"Oliver Stone has assassinated Jim Morrison."
That's how one of the real Doors reviews the Jim Morrison film biography.
Ray Manzarek, the real-life keyboardist for the Doors, was legally bound from commenting on Oliver Stone's movie about the legendary rocker before its release. Now he's been unleashed.
"The film portrays Jim as a violent, drunken fool," says Manzarek. "That wasn't Jim. When I walked out of the movie, I thought, 'Geez, who was that jerk?' "
Manzarek feels Val Kilmer's portrayal of Morrison was "adequate--a nice attempt." And that the lavish, re-created Doors concert footage was "brilliantly filmed, although over-amped and sensationalistic."
But he insists that the movie fails to capture his band's artistic vision. "The film comes from the entirely wrong philosophical base. The Doors were about idealism and the '60s quest for freedom and brotherhood. But the film isn't based on love. It's based in madness and chaos. Oliver has made Jim into an agent of destruction."
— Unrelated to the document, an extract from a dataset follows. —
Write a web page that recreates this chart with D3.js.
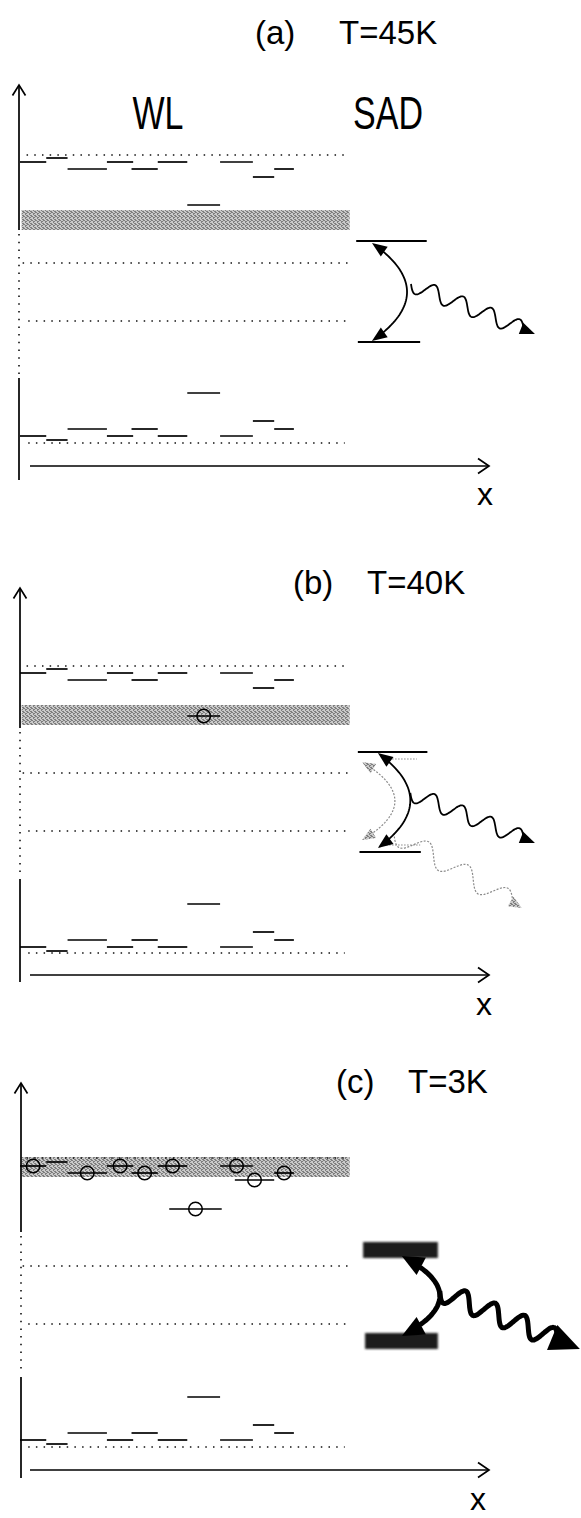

As for the film's alleged errors or alterations, Manzarek claims: "Jim didn't light Pam's closet on fire. He didn't throw a TV set at me. His student film didn't have images from 'Triumph of the Will.' That was totally made up. And Jim never quit film school. He graduated from UCLA."
He also believes that the movie misses the Doors' basic message.
"All you see is Jim as a drunken hedonist. The tragedy is that fame consumed him. But that wasn't Jim's message. He was intelligent. He was loving. He was a good man who believed in freedom and in questioning authority.
"But you'd never know that from seeing this film."